▶ **Source data**
+ + +
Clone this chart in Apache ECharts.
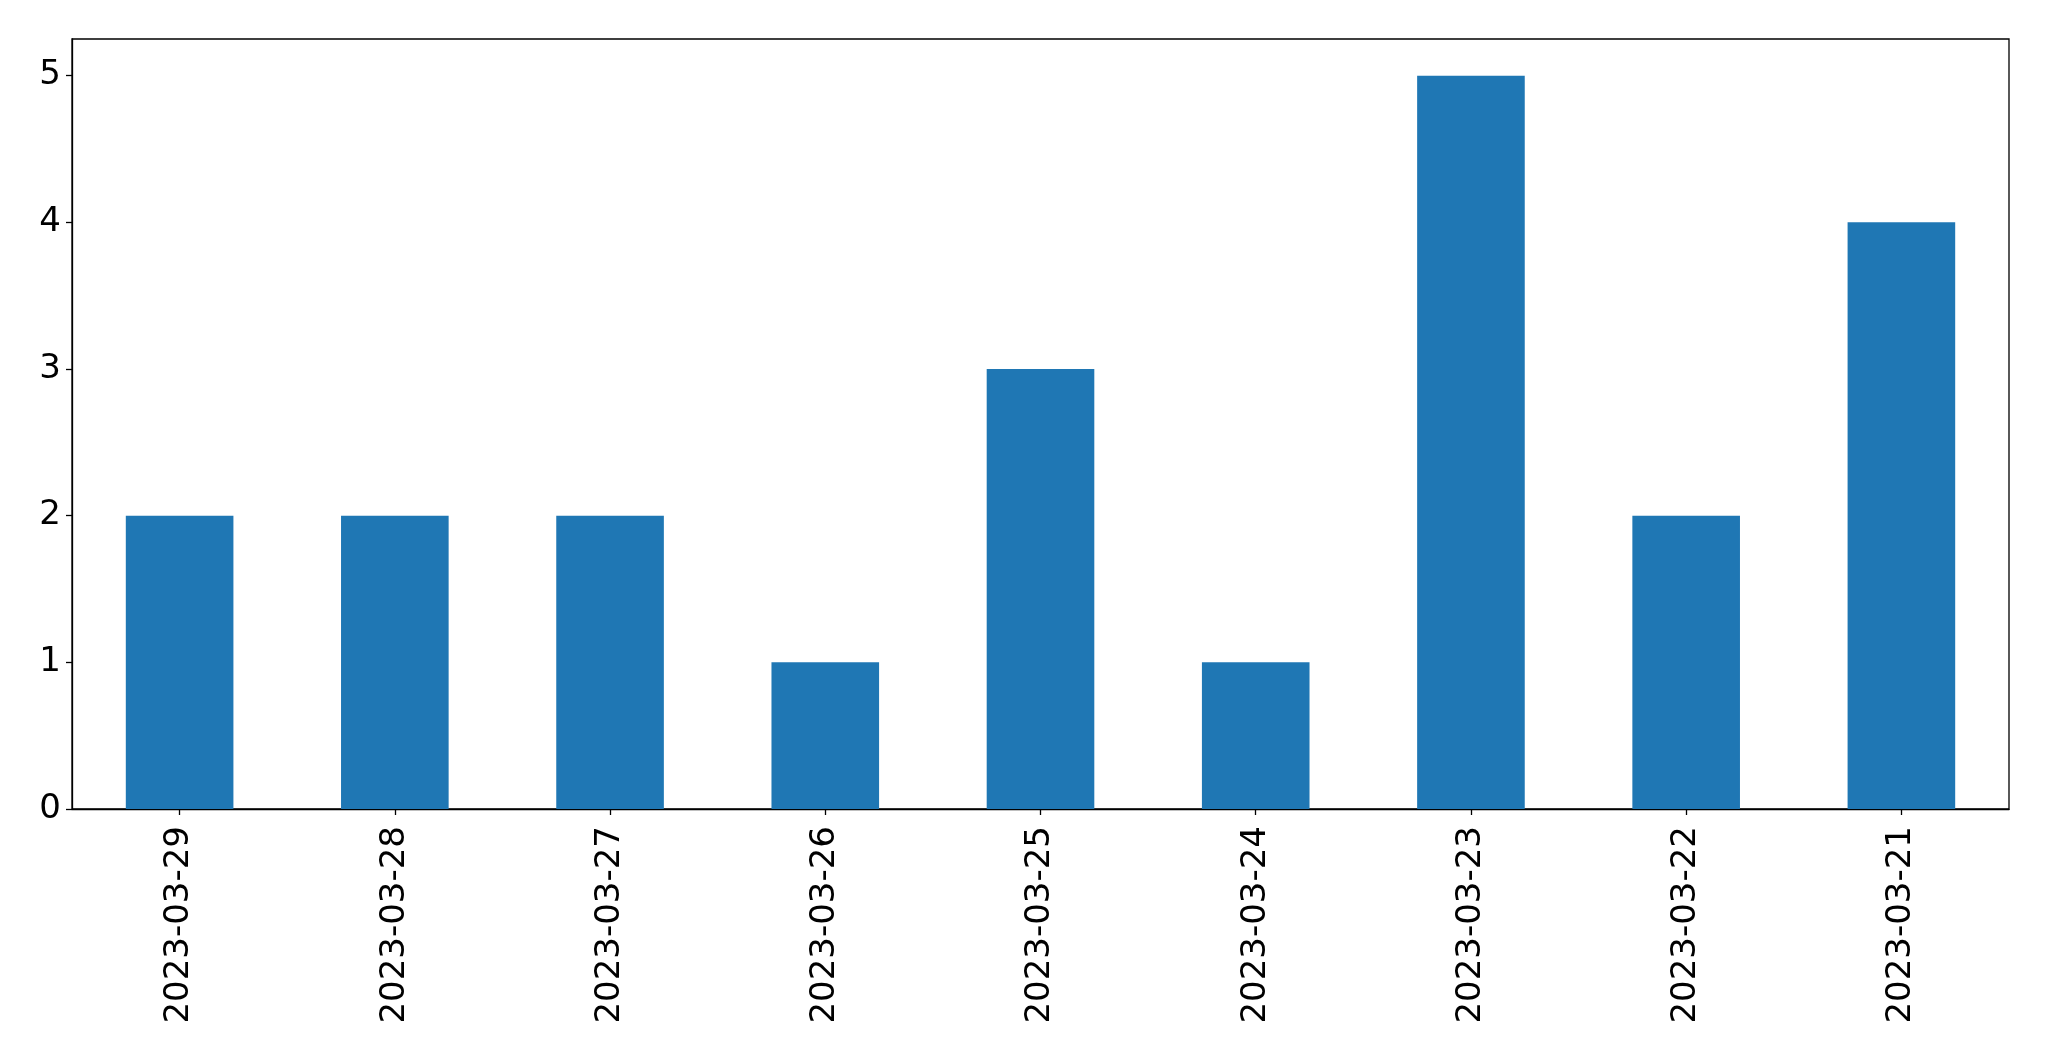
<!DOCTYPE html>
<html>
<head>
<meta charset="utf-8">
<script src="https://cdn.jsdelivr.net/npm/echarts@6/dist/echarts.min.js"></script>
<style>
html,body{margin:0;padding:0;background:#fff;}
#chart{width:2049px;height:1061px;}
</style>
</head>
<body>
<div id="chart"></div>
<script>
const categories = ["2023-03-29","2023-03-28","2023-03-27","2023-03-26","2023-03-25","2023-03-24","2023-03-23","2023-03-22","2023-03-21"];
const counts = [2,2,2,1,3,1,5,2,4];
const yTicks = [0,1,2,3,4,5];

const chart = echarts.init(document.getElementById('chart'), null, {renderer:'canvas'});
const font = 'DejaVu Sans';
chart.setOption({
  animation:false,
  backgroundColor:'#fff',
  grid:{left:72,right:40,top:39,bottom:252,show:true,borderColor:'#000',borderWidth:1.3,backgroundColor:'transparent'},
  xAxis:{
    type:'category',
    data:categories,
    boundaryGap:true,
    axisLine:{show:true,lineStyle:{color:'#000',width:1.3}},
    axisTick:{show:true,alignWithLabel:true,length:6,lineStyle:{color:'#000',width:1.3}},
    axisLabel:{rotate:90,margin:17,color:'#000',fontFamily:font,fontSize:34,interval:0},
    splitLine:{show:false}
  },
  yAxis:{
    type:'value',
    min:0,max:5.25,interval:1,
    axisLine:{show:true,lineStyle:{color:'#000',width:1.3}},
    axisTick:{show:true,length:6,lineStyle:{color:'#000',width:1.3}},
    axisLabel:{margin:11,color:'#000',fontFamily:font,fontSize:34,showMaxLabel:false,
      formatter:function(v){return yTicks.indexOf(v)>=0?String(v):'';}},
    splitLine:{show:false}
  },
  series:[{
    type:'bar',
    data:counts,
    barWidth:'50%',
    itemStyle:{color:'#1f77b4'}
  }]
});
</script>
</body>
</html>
+ + +
▶ **What to produce**
From the listing, extract all text exactly as given and drop any picture.

▶ **Exercise answer**
Clone this chart in Apache ECharts.
<!DOCTYPE html>
<html>
<head>
<meta charset="utf-8">
<script src="https://cdn.jsdelivr.net/npm/echarts@6/dist/echarts.min.js"></script>
<style>
html,body{margin:0;padding:0;background:#fff;}
#chart{width:2049px;height:1061px;}
</style>
</head>
<body>
<div id="chart"></div>
<script>
const categories = ["2023-03-29","2023-03-28","2023-03-27","2023-03-26","2023-03-25","2023-03-24","2023-03-23","2023-03-22","2023-03-21"];
const counts = [2,2,2,1,3,1,5,2,4];
const yTicks = [0,1,2,3,4,5];

const chart = echarts.init(document.getElementById('chart'), null, {renderer:'canvas'});
const font = 'DejaVu Sans';
chart.setOption({
  animation:false,
  backgroundColor:'#fff',
  grid:{left:72,right:40,top:39,bottom:252,show:true,borderColor:'#000',borderWidth:1.3,backgroundColor:'transparent'},
  xAxis:{
    type:'category',
    data:categories,
    boundaryGap:true,
    axisLine:{show:true,lineStyle:{color:'#000',width:1.3}},
    axisTick:{show:true,alignWithLabel:true,length:6,lineStyle:{color:'#000',width:1.3}},
    axisLabel:{rotate:90,margin:17,color:'#000',fontFamily:font,fontSize:34,interval:0},
    splitLine:{show:false}
  },
  yAxis:{
    type:'value',
    min:0,max:5.25,interval:1,
    axisLine:{show:true,lineStyle:{color:'#000',width:1.3}},
    axisTick:{show:true,length:6,lineStyle:{color:'#000',width:1.3}},
    axisLabel:{margin:11,color:'#000',fontFamily:font,fontSize:34,showMaxLabel:false,
      formatter:function(v){return yTicks.indexOf(v)>=0?String(v):'';}},
    splitLine:{show:false}
  },
  series:[{
    type:'bar',
    data:counts,
    barWidth:'50%',
    itemStyle:{color:'#1f77b4'}
  }]
});
</script>
</body>
</html>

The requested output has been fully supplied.